But Medinol, citing a recent U.S. Supreme Court decision, now wants a federal judge to toss her ruling that Medinol waited too long to file the lawsuit, according to court documents and regulatory filings.
Medinol, which won a $750 million decision over erstwhile partner Boston Scientific (NYSE:BSX) in 2005 in another stent war over a related set of patents, accused Cordis in March 2013 of violating 4 of its patents with the Cypher stents, according to the court documents. A year later Judge Shira Scheindlin dismissed the case, ruling on the basis of laches that Medinol’s 8½-year delay in bringing the suit was "unreasonable and inexcusable."
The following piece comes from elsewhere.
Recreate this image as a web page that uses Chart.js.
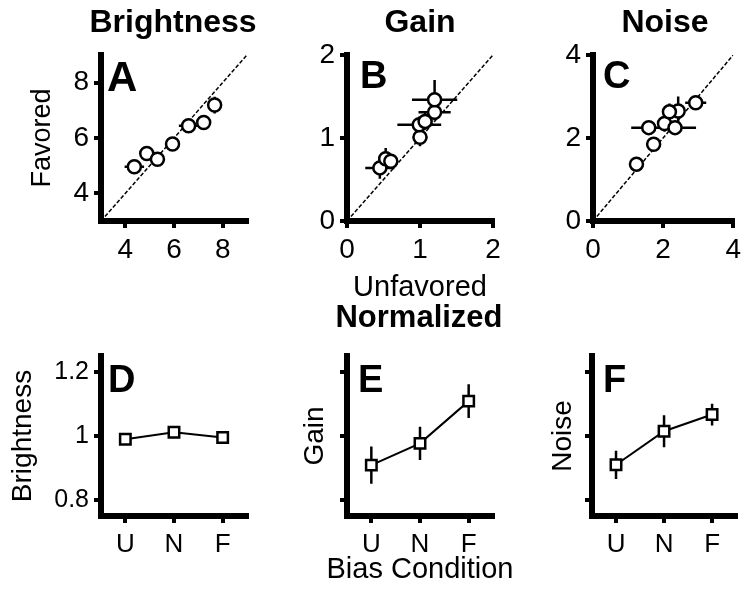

Although Medinol let the deadline for an appeal pass, it asked Scheindlin to reverse, based on the Supreme Court’s May 19 decision in Petrella v. Metro-Goldwyn-Mayer. Medinol argued that the Petrella decision, which followed Scheindlin’s dismissal by a few weeks, "is an intervening change in law that upended the entire laches framework upon which the judgment was based."
"In Petrella, the Supreme Court held that laches is not a defense to an action for copyright infringement brought within the statutory limitation period because laches cannot be used to override a statutory limitation period prescribed by Congress. The holding in Petrella means that laches also cannot be a defense to an action for patent infringement brought within the 6-year limitation period in the patent statute," Medinol claimed last week. "Therefore, Petrella constitutes an ‘extraordinary circumstance’ that justifies the court exercising its equitable discretion to vacate the judgment."
Cordis countered that the Supremes expressly held in Petrella that the decision does not apply to patent law.
"It is perhaps fitting that, having waited 13 years to bring this patent lawsuit and having its lawsuit dismissed on the ground of laches, Medinol now waits 3 months after its time to appeal has expired to raise an issue that it could have raised from the outset," Cordis argued. "Petrella reflects a change in copyright law (at least in the 9th Circuit, whose aberrant rule was reversed by the Supreme Court). The governing law in this case is patent law, not copyright law. Petrella does not change patent law. Indeed … Petrella explicitly states that it is not addressing patent law."
No hearing on the Medinol motion was scheduled as of August 12.